Rumbo a la diplomacia

En 1946 fue a terminar bachillerato en Bogotá. En el colegio Camilo Torres, cuyo director era José María Restrepo, filólogo connotado y Académico de la Lengua, quien le abrió las puertas de esa institución cuando supo que sabía latín y raíces griegas, ¡con catorce años encima! No lo defraudó, por fortuna. Al poco tiempo de llegar, ya tenía varios periódicos a cuestas, tarea que repitió después en la Universidad Javeriana, donde terminó como profesor de periodismo tras haber cursado estudios de Derecho.

“El periodismo se lleva en la sangre”, sentencia. Una prueba basta al respecto: ¡A “El Siglo” entró sin concluir siquiera la secundaria! Después del 9 de abril de 1948, cuando Jorge Eliécer Gaitán fue asesinado, nada menos. Todo porque un paisano suyo, santandereano, recién había llegado a Bogotá y, gracias a que su padre era un jefe político regional, le presentó algún día a Rafael Gómez Hurtado, gerente del diario, quien lo vinculó tan pronto supo de sus andanzas periodísticas.

“A Laureano lo conocí bastante”, sostiene con orgullo, al tiempo que revive sus charlas con él sobre temas de historia, que tanto le gustaban. “No es que hablara mucho. Más bien oía, pero cuando tomaba la palabra uno se deleitaba por sus vastos conocimientos y su elocuencia que de veras seducía al país entero”, observa con la admiración y la gratitud de siempre”.

Fue, pues, laureanista y alvarista tras la muerte de Laureano, pero con el tiempo se terminó distanciando de la Casa Gómez para trasladarse -¡válgame Dios!- a la Casa Ospina, todo porque Álvaro Gómez Hurtado se le atravesó en 1969, durante el gobierno de Carlos Lleras Restrepo, para que su suplente en la Cámara de Representantes asumiera su curul como principal, moviéndole la silla.
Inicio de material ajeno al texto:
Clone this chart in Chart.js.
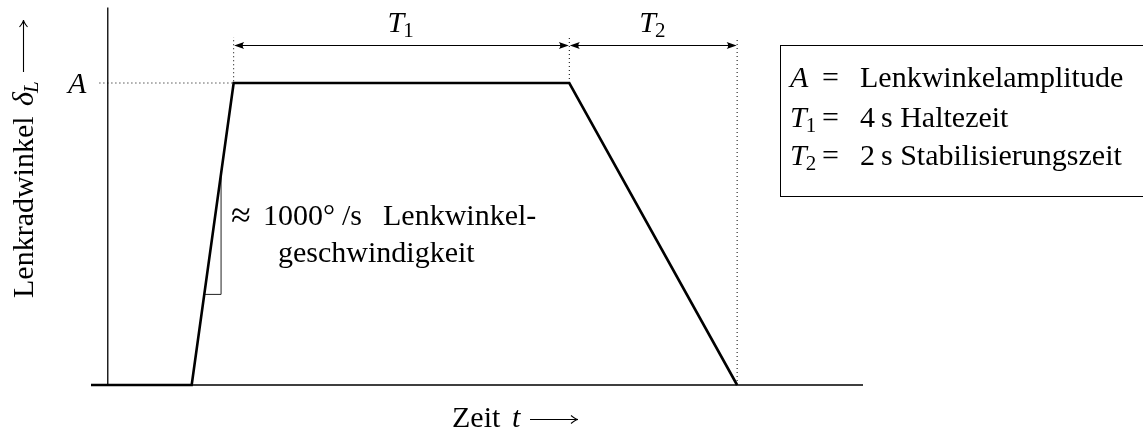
<!DOCTYPE html>
<html>
<head>
<meta charset="utf-8">
<script src="https://cdn.jsdelivr.net/npm/chart.js@4.4.1/dist/chart.umd.min.js"></script>
<style>
  html, body { margin: 0; padding: 0; background: #fff; }
  #wrap { width: 1143px; height: 432px; position: relative; }
</style>
</head>
<body>
<div id="wrap"><canvas id="lenkChart"></canvas></div>
<script>
// Zeit in s (0 = y-Achse), Lenkradwinkel normiert auf A = 1
const zeit = [-0.2, 1.0, 1.5, 5.5, 7.5];
const lenkwinkel = [0, 0, 1, 1, 0];

// Steigungsdreieck an der Rampe
const dreieckZeit = [1.15, 1.35, 1.35];
const dreieckWinkel = [0.30, 0.30, 0.70];

// gepunktete Hilfslinien (null = Lücke)
const hilfZeit = [-0.1, 1.5, 1.5, null, 5.5, 5.5, null, 7.5, 7.5];
const hilfWinkel = [1, 1, 1.152, null, 1, 1.152, null, 0, 1.152];

// Bemaßung oben
const t1Bereich = [1.5, 5.5]; // 4 s Haltezeit
const t2Bereich = [5.5, 7.5]; // 2 s Stabilisierung
const pfeilHoehe = 1.126;

const xBereich = [-0.2, 9.0];
const yBereich = [0, 1.25];

const legendeZeilen = [
  ['A', '', 'Lenkwinkelamplitude'],
  ['T', '1', '4\u2009s Haltezeit'],
  ['T', '2', '2\u2009s Stabilisierungszeit']
];

const FONT = '"Liberation Serif", "Times New Roman", serif';
const GR = 30;

function punkte(xs, ys) {
  return xs.map((v, i) => ({ x: v, y: ys[i] }));
}

function spitze(ctx, px, py, dx, dy) {
  // gefüllte Pfeilspitze, Richtung (dx, dy)
  const nx = -dy, ny = dx;
  ctx.beginPath();
  ctx.moveTo(px, py);
  ctx.lineTo(px - dx * 10 + nx * 3.6, py - dy * 10 + ny * 3.6);
  ctx.quadraticCurveTo(px - dx * 7, py - dy * 7, px - dx * 10 - nx * 3.6, py - dy * 10 - ny * 3.6);
  ctx.closePath();
  ctx.fill();
}

function offeneSpitze(ctx, px, py, dx, dy) {
  const nx = -dy, ny = dx;
  ctx.beginPath();
  ctx.moveTo(px - dx * 7 + nx * 4, py - dy * 7 + ny * 4);
  ctx.quadraticCurveTo(px - dx * 2, py - dy * 2, px, py);
  ctx.quadraticCurveTo(px - dx * 2, py - dy * 2, px - dx * 7 - nx * 4, py - dy * 7 - ny * 4);
  ctx.stroke();
}

function mitIndex(ctx, haupt, index, x, yb, size, indexKursiv) {
  ctx.font = 'italic ' + size + 'px ' + FONT;
  ctx.fillText(haupt, x, yb);
  const w = ctx.measureText(haupt).width;
  if (index) {
    ctx.font = (indexKursiv ? 'italic ' : '') + Math.round(size * 0.7) + 'px ' + FONT;
    ctx.fillText(index, x + w - 1, yb + size * 0.17);
  }
}

const skizze = {
  id: 'skizze',
  beforeDatasetsDraw(chart) {
    const { ctx, scales: { x, y } } = chart;
    ctx.save();
    ctx.strokeStyle = '#000';
    ctx.lineWidth = 1.3;
    ctx.beginPath();
    ctx.moveTo(x.getPixelForValue(xBereich[0]), y.getPixelForValue(0));
    ctx.lineTo(x.getPixelForValue(xBereich[1]), y.getPixelForValue(0));
    ctx.moveTo(x.getPixelForValue(0), y.getPixelForValue(0));
    ctx.lineTo(x.getPixelForValue(0), y.getPixelForValue(yBereich[1]));
    ctx.stroke();
    ctx.restore();
  },
  afterDraw(chart) {
    const { ctx, scales: { x, y } } = chart;
    ctx.save();
    ctx.fillStyle = '#000';
    ctx.strokeStyle = '#000';
    ctx.textBaseline = 'alphabetic';

    // Bemaßungspfeile T1, T2
    const py = Math.round(y.getPixelForValue(pfeilHoehe)) + 0.5;
    ctx.lineWidth = 1;
    [t1Bereich, t2Bereich].forEach(b => {
      const a = x.getPixelForValue(b[0]) + 0.5;
      const e = x.getPixelForValue(b[1]) - 0.5;
      ctx.beginPath();
      ctx.moveTo(a + 6, py);
      ctx.lineTo(e - 6, py);
      ctx.stroke();
      spitze(ctx, a, py, -1, 0);
      spitze(ctx, e, py, 1, 0);
    });
    const mitte1 = (x.getPixelForValue(t1Bereich[0]) + x.getPixelForValue(t1Bereich[1])) / 2;
    const mitte2 = (x.getPixelForValue(t2Bereich[0]) + x.getPixelForValue(t2Bereich[1])) / 2;
    mitIndex(ctx, 'T', '1', mitte1 - 14, 32, GR);
    mitIndex(ctx, 'T', '2', mitte2 - 14, 32, GR);

    // A an der y-Achse
    ctx.font = 'italic ' + GR + 'px ' + FONT;
    ctx.fillText('A', 68, 93);

    // Steigungstext
    ctx.font = '36px ' + FONT;
    ctx.fillText('\u2248', 231, 227);
    ctx.font = GR + 'px ' + FONT;
    ctx.fillText('1000\u00b0', 263, 225);
    ctx.fillText('/s', 342, 225);
    ctx.fillText('Lenkwinkel-', 383, 225);
    ctx.fillText('geschwindigkeit', 278, 262);

    // Achsentitel x
    ctx.fillText('Zeit', 452, 427);
    ctx.font = 'italic ' + GR + 'px ' + FONT;
    ctx.fillText('t', 512, 427);
    ctx.lineWidth = 1.1;
    ctx.beginPath();
    ctx.moveTo(530, 419.5);
    ctx.lineTo(577, 419.5);
    ctx.stroke();
    offeneSpitze(ctx, 578, 419.5, 1, 0);

    // Achsentitel y (gedreht)
    ctx.save();
    ctx.translate(33, 298);
    ctx.rotate(-Math.PI / 2);
    ctx.font = GR + 'px ' + FONT;
    ctx.fillText('Lenkradwinkel', 0, 0);
    mitIndex(ctx, '\u03b4', 'L', 192, 0, GR, true);
    ctx.restore();
    ctx.beginPath();
    ctx.moveTo(23.5, 72);
    ctx.lineTo(23.5, 21);
    ctx.stroke();
    offeneSpitze(ctx, 23.5, 20, 0, -1);

    // Legendenkasten
    ctx.lineWidth = 1;
    ctx.strokeRect(780.5, 45.5, 400, 151);
    const basis = [87, 127, 165];
    legendeZeilen.forEach((z, i) => {
      mitIndex(ctx, z[0], z[1], 790, basis[i], GR);
      ctx.font = GR + 'px ' + FONT;
      ctx.fillText('=', 822, basis[i]);
      ctx.fillText(z[2], 860, basis[i]);
    });
    ctx.restore();
  }
};

new Chart(document.getElementById('lenkChart').getContext('2d'), {
  type: 'scatter',
  data: {
    datasets: [
      {
        label: 'Lenkradwinkel',
        data: punkte(zeit, lenkwinkel),
        showLine: true,
        borderColor: '#000',
        borderWidth: 2.6,
        borderJoinStyle: 'miter',
        pointRadius: 0,
        clip: false
      },
      {
        label: 'Steigungsdreieck',
        data: punkte(dreieckZeit, dreieckWinkel),
        showLine: true,
        borderColor: '#222',
        borderWidth: 1,
        pointRadius: 0,
        clip: false
      },
      {
        label: 'Hilfslinien',
        data: punkte(hilfZeit, hilfWinkel),
        showLine: true,
        spanGaps: false,
        borderColor: '#000',
        borderWidth: 1,
        borderDash: [1, 3],
        pointRadius: 0,
        clip: false
      }
    ]
  },
  options: {
    responsive: true,
    maintainAspectRatio: false,
    animation: false,
    layout: { padding: { left: 91, right: 280, top: 7.5, bottom: 47 } },
    plugins: { legend: { display: false }, tooltip: { enabled: false } },
    scales: {
      x: { type: 'linear', min: xBereich[0], max: xBereich[1], display: false },
      y: { type: 'linear', min: yBereich[0], max: yBereich[1], display: false }
    }
  },
  plugins: [skizze]
});
</script>
</body>
</html>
“Vaya al Directorio Conservador a que le resuelvan el problema”, le dijo Álvaro.

“¡No! Usted es el jefe. Y como usted no quiere ceder, ¡me voy para el ospinismo!”, respondió exaltado, con la dignidad propia de los santandereanos. Fue así como rompió con el alvarismo para tomar rumbo hacia la facción goda del ex presidente Mariano Ospina Pérez, a quien no tardaría en acompañar durante un viaje de campaña electoral a Bucaramanga, previa intermediación de Misael Pastrana Borrero.

Pastrana, a propósito, lo nombró en su gobierno embajador en Costa Rica, de donde pasó a Guatemala y, por último, a República Dominicana, convirtiéndose así en flamante diplomático que escribía más y más libros, los mismos que llegaron a superar el centenar de títulos.
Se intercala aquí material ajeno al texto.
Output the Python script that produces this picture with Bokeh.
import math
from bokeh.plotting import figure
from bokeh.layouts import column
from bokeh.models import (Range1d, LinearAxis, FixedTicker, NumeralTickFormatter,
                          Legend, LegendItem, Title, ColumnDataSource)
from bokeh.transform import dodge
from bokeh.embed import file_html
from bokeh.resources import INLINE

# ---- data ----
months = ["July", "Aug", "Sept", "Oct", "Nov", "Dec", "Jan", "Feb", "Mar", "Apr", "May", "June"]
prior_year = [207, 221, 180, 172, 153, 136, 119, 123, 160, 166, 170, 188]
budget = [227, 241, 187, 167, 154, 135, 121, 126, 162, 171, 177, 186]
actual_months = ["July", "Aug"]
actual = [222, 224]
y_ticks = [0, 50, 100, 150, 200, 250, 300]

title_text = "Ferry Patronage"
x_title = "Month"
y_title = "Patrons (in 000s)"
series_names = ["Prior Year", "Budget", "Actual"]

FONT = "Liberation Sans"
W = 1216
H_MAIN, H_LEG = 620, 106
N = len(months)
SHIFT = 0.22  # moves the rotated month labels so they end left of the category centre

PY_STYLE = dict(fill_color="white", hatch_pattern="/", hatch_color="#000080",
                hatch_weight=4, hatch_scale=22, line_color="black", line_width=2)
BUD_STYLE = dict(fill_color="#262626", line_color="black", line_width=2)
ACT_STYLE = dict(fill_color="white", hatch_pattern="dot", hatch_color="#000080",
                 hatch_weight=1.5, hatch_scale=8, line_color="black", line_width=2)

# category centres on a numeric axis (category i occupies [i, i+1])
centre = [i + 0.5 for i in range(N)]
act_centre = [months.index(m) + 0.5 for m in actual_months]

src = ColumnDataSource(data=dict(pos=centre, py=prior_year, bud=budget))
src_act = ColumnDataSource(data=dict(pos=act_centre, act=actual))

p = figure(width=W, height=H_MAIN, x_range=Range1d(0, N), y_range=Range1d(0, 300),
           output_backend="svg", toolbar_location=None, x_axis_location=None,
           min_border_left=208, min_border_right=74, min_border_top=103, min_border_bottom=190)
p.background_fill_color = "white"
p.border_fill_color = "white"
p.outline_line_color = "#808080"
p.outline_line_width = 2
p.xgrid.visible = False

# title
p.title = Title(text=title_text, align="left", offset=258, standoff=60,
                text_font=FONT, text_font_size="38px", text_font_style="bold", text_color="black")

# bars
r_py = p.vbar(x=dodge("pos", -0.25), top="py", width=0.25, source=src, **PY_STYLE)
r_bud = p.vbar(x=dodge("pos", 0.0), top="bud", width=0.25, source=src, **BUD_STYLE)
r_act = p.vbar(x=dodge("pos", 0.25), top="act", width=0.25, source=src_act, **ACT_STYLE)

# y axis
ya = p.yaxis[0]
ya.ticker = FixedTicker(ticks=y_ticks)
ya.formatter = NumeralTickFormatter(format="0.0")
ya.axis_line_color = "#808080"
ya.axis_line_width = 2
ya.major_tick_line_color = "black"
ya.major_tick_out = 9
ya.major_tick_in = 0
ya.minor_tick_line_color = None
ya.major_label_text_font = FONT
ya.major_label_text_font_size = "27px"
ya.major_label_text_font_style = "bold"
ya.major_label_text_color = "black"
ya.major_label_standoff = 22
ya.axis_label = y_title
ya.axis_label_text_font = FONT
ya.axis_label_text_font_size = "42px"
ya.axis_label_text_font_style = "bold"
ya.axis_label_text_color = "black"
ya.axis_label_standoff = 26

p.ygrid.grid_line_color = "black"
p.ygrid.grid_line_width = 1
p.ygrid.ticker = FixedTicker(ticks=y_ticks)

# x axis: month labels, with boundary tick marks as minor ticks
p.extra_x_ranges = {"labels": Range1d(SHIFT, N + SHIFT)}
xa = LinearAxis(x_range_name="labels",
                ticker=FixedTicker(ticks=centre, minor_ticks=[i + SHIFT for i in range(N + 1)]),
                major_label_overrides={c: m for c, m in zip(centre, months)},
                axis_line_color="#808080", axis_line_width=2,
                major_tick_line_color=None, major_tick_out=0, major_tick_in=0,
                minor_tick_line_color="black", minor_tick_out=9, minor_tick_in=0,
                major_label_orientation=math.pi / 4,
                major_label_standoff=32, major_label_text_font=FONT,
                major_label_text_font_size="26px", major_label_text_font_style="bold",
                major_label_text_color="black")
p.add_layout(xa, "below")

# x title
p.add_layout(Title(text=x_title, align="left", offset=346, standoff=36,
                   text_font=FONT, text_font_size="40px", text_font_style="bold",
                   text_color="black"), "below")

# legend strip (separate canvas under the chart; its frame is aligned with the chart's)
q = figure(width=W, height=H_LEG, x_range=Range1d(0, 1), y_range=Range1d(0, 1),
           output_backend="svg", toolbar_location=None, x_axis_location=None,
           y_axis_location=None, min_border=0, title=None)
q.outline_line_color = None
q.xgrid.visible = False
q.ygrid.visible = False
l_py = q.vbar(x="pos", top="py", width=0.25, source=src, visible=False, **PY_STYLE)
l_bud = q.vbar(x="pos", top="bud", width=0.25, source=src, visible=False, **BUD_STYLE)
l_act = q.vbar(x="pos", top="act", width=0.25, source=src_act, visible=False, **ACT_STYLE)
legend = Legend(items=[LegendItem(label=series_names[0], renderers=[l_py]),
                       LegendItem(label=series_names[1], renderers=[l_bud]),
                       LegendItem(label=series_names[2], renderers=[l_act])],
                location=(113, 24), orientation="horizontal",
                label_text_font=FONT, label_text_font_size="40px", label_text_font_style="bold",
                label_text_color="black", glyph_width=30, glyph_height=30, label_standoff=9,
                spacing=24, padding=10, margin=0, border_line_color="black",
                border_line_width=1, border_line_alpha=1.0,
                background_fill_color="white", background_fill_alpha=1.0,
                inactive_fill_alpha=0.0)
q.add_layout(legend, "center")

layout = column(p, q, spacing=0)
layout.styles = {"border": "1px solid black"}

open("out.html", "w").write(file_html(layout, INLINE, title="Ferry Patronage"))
“El mejor libro es el último”

Y de esos cien libros -valga la pregunta-, ¿cuál es el mejor? En general, considera que la biografía, en el marco de la historia, es el género que más le ha gustado, sobre todo para contar, en un fascinante estilo periodístico y literario donde exhibe sus dotes de narrador que por momentos se torna novelista, las vidas legendarias de América Latina, “nuestra Patria Grande”, desde Bolívar hasta San Martín, entre muchos otros.

Hace pública también la fórmula de su éxito, dada la acogida que ha tenido del público, en especial de jóvenes estudiantes y personas con escasa formación intelectual: no solo la sencillez de su lenguaje sino poner sus personajes a hablar como lo hacían en la vida real, “como seres de carne y hueso”, no las figuras míticas que suelen presentarse en las aulas escolares.

Es lo que hizo, por ejemplo, con El Libertador en textos tan populares como “Los hijos secretos de Bolívar”, fruto de una amplia y novedosa investigación que aún causa revuelo a diestra y siniestra, no sin acoger a pie juntillas la célebre expresión de Rodó, para quien nuestro máximo héroe nacional “fue grande en todo” e incluso -aclara- como político, no solo como militar, a diferencia de lo que le planteaba, en cordiales debates, el maestro Germán Arciniegas.

“A mis personajes -declara- los puse a caminar por estas calles de Dios, mostrando así que son seres humanos como nosotros”. Y agrega, a modo de consejo a los nuevos escritores interesados en la historia: “No hay porqué endiosarlos”.

Y retoma la pregunta, ya para despedirse: “¿Que cuál es mi mejor obra?”, para responder a continuación: “Uno, como autor, siempre quiere que la mejor sea la última, la que está escribiendo”, no sin declararse más que satisfecho por sus dos recientes volúmenes sobre Arciniegas, “quien cuenta allí, él mismo, su propia vida”.

Colofón

A la avanzada edad de 90 años, Antonio Cacua Prada no deja de llenar más y más páginas con el entusiasmo juvenil que tenía cuando de niño le entregaba los primeros artículos a su padre para que los corrigiera y publicara en algún periódico del pueblo, esperando ansioso, con el corazón a punto de salirse del pecho, que su nombre apareciera escrito en letras del molde.